Gary Sheide

No. 12
- Position: Quarterback

Personal information
- Born: November 6, 1952 (age 73)

Career information
- College: Brigham Young (1974)

Awards and highlights
- Sammy Baugh Trophy (1974); WAC Offensive Player of the Year (1974);

= Gary Sheide =

American football player (born 1952)

Gary Sheide (born November 6, 1952) is an American former football quarterback for Brigham Young University. He was the first quarterback to come out of LaVell Edwards's BYU "quarterback factory."
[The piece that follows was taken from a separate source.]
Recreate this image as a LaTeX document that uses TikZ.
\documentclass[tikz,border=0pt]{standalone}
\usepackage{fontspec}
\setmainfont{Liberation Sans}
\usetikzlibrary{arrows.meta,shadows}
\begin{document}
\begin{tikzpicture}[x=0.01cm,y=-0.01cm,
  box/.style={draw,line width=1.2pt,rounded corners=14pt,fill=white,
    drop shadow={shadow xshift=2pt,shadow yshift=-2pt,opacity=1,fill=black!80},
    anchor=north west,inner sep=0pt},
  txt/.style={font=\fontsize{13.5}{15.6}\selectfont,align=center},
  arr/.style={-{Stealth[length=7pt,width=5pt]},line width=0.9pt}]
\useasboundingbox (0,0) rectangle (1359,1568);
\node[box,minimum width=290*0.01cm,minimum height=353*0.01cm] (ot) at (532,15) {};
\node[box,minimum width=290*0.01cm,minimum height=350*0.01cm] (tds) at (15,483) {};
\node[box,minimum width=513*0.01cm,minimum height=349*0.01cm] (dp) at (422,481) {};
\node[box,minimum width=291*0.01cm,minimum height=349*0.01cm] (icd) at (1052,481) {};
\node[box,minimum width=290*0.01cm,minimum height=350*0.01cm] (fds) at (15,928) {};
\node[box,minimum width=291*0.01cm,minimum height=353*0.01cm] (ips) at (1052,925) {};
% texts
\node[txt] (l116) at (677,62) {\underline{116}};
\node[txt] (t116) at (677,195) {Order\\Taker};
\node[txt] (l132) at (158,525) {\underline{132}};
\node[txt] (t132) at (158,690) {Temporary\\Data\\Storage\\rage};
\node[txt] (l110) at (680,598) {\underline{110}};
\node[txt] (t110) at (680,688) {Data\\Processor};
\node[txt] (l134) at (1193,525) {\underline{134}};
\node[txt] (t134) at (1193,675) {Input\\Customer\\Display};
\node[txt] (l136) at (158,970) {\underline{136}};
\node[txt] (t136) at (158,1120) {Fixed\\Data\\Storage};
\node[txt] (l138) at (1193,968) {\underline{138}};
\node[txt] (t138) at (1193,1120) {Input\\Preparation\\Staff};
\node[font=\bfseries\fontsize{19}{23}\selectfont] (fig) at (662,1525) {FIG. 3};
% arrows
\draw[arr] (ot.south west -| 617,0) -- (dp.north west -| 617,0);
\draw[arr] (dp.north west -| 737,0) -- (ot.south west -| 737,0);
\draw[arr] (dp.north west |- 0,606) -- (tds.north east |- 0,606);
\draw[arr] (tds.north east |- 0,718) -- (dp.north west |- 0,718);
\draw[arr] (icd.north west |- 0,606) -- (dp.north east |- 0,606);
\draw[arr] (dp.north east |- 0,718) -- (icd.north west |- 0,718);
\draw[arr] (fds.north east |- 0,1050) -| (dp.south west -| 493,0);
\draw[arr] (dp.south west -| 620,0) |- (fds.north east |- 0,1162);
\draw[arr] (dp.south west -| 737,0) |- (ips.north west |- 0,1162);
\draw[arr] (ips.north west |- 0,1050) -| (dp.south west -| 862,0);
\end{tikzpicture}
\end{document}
Sheide was raised in Antioch, California. Sheide played football, baseball, and basketball for Antioch High School, graduating in 1971. He quarterbacked Diablo Valley College from 1971 to 1972. After leaving Diablo Valley, LaVell Edwards recruited Sheide to become the quarterback for Brigham Young's football team. In 1974, he led the Cougars to the Western Athletic Conference championship, LaVell Edwards' first title. Also that year he was awarded the Sammy Baugh Trophy, given to the year's best passer. He is one of seven Cougars to win the award, more than any other school. Sheide was selected in the third round (64th overall pick) of the 1975 NFL draft by the Cincinnati Bengals but he never played in the National Football League.
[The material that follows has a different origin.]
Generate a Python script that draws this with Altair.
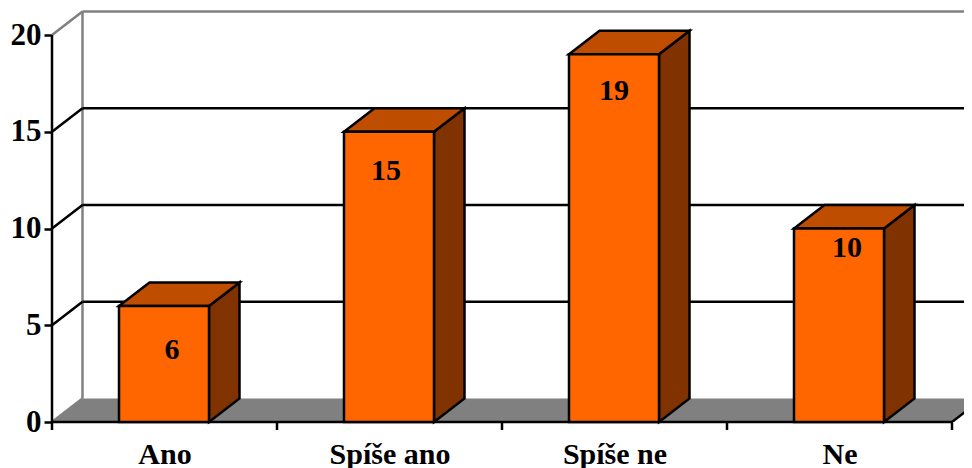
import altair as alt
import pandas as pd

CATEGORIES = ["Ano", "Spíše ano", "Spíše ne", "Ne"]
VALUES = [6, 15, 19, 10]
Y_TICKS = [0, 5, 10, 15, 20]
GRID_VALUES = [5, 10, 15]
BOUNDARIES = [0, 1, 2, 3, 4]
# hand-placed data labels: (dx, dy) in pixels from the bar's front-top centre
LABEL_NUDGE = [(8, 44), (-3, 39), (0, 37), (8, 19)]

PX_PER_UNIT_Y = 19.35
PX_PER_CAT = 225.0
W, H = 912, 410
XMAX = W / PX_PER_CAT
YMAX = H / PX_PER_UNIT_Y
DX = 30.5 / PX_PER_CAT
DY = 23.5 / PX_PER_UNIT_Y
BAR_L, BAR_R = 67 / PX_PER_CAT, 157 / PX_PER_CAT
NCATS = len(CATEGORIES)

FRONT, TOP, SIDE = "#FF6600", "#BF4D00", "#803300"
GRAY = "#808080"
FONT = "Liberation Serif"
LW = 2.5

xs = alt.Scale(domain=[0, XMAX], nice=False, zero=False)
ys = alt.Scale(domain=[0, YMAX], nice=False, zero=False)


def X(f="x", **k):
    return alt.X(f + ":Q", scale=xs, axis=None, **k)


def Y(f="y", **k):
    return alt.Y(f + ":Q", scale=ys, axis=None, **k)


def seg(rows, color, width=LW, clip=False):
    return (
        alt.Chart(pd.DataFrame(rows, columns=["x", "y", "x2", "y2"]))
        .mark_rule(color=color, strokeWidth=width, clip=clip)
        .encode(x=X(), y=Y(), x2="x2:Q", y2="y2:Q")
    )


# floor
floor = alt.Chart(
    pd.DataFrame(
        {"y": [0, DY], "a": [0, DX], "b": [NCATS, NCATS + DX]}
    )
).mark_area(orient="horizontal", color=GRAY, clip=True).encode(
    y=Y(), x=X("a"), x2="b:Q"
)

# walls
back_top = seg([(DX, 20 + DY, XMAX, 20 + DY)], GRAY)
back_left = seg([(DX, DY, DX, 20 + DY)], GRAY)
back_grid = seg([(DX, v + DY, XMAX, v + DY) for v in GRID_VALUES], "black")
side_grid = seg([(0, v, DX, v + DY) for v in GRID_VALUES], "black")
side_top = seg([(0, 20, DX, 20 + DY)], GRAY)
side_floor = seg([(0, 0, DX, DY)], GRAY)
right_floor = seg([(NCATS, 0, NCATS + DX, DY)], "black", clip=True)

# front axes
front_x = seg([(0, 0, NCATS, 0)], "black")
front_y = seg([(0, 0, 0, 20)], "black")

# x ticks
xticks = (
    alt.Chart(pd.DataFrame({"x": BOUNDARIES}))
    .mark_rule(color="black", strokeWidth=LW)
    .encode(x=X(), y=alt.value(H), y2=alt.value(H + 8))
)

# axes with labels
label_expr = "[" + ",".join(f"'{c}'" for c in CATEGORIES) + "][floor(datum.value)]"
axes = (
    alt.Chart(pd.DataFrame({"x": [0.5], "y": [0]}))
    .mark_point(opacity=0)
    .encode(
        x=alt.X(
            "x:Q",
            scale=xs,
            axis=alt.Axis(
                values=[i + 0.5 for i in range(NCATS)],
                labelExpr=label_expr,
                ticks=False,
                domain=False,
                grid=False,
                title=None,
                labelFont=FONT,
                labelFontWeight="bold",
                labelFontSize=30,
                labelColor="black",
                labelPadding=17,
                labelOverlap=False,
                labelFlush=False,
            ),
        ),
        y=alt.Y(
            "y:Q",
            scale=ys,
            axis=alt.Axis(
                values=Y_TICKS,
                ticks=True,
                tickSize=8,
                tickWidth=LW,
                tickColor="black",
                domain=False,
                grid=False,
                title=None,
                labelFont=FONT,
                labelFontWeight="bold",
                labelFontSize=31,
                labelColor="black",
                labelPadding=3,
                labelOverlap=False,
                labelFlush=False,
            ),
        ),
    )
)

# bars
bars = pd.DataFrame(
    {
        "c": CATEGORIES,
        "v": VALUES,
        "l": [i + BAR_L for i in range(NCATS)],
        "r": [i + BAR_R for i in range(NCATS)],
    }
)
bars["zero"] = 0
front = (
    alt.Chart(bars)
    .mark_rect(color=FRONT, stroke="black", strokeWidth=LW)
    .encode(x=X("l"), x2="r:Q", y=Y("zero"), y2="v:Q")
)

side_rows, top_rows = [], []
for c, v, l, r in zip(bars.c, bars.v, bars.l, bars.r):
    side_rows += [
        {"c": c, "x": r, "lo": 0, "hi": v},
        {"c": c, "x": r + DX, "lo": DY, "hi": v + DY},
    ]
    top_rows += [
        {"c": c, "y": v, "a": l, "b": r},
        {"c": c, "y": v + DY, "a": l + DX, "b": r + DX},
    ]

side = (
    alt.Chart(pd.DataFrame(side_rows))
    .mark_area(color=SIDE, stroke="black", strokeWidth=LW, opacity=1)
    .encode(x=X(), y=Y("lo"), y2="hi:Q", detail="c:N")
)
top = (
    alt.Chart(pd.DataFrame(top_rows))
    .mark_area(orient="horizontal", color=TOP, stroke="black", strokeWidth=LW, opacity=1)
    .encode(y=Y(), x=X("a"), x2="b:Q", detail="c:N")
)

# data labels
labels = []
for i, (c, v, (ndx, ndy)) in enumerate(zip(CATEGORIES, VALUES, LABEL_NUDGE)):
    labels.append(
        alt.Chart(pd.DataFrame({"x": [i + (BAR_L + BAR_R) / 2], "y": [v], "t": [str(v)]}))
        .mark_text(
            font=FONT,
            fontWeight="bold",
            fontSize=30,
            color="black",
            dx=ndx,
            dy=ndy,
            baseline="middle",
            align="center",
        )
        .encode(x=X(), y=Y(), text="t:N")
    )

chart = (
    alt.layer(
        axes,
        floor,
        back_top,
        back_left,
        back_grid,
        side_grid,
        side_top,
        side_floor,
        right_floor,
        front_x,
        front_y,
        xticks,
        side,
        top,
        front,
        *labels,
    )
    .resolve_axis(x="independent", y="independent")
    .properties(
        width=W,
        height=H,
        autosize=alt.AutoSizeParams(type="none"),
        padding={"left": 44, "top": 4, "right": 0, "bottom": 46},
        background="white",
    )
    .configure_view(stroke=None)
)

chart.save("out.html", embed_options={"renderer": "svg", "actions": False})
As of 2008, Sheide broadcasts baseball games for BYUtv Sports with Dave McCann and Jarom Jordan, softball games with Robbie Bullough and has previously done college football games for KBYU as an analyst. On August 31, 2011, it was revealed that Sheide will be a part of the pre-game and post-game analysis for college football games on BYUtv Sports.

Sheide is married and has five children. He was inducted into the BYU hall of fame in 2011.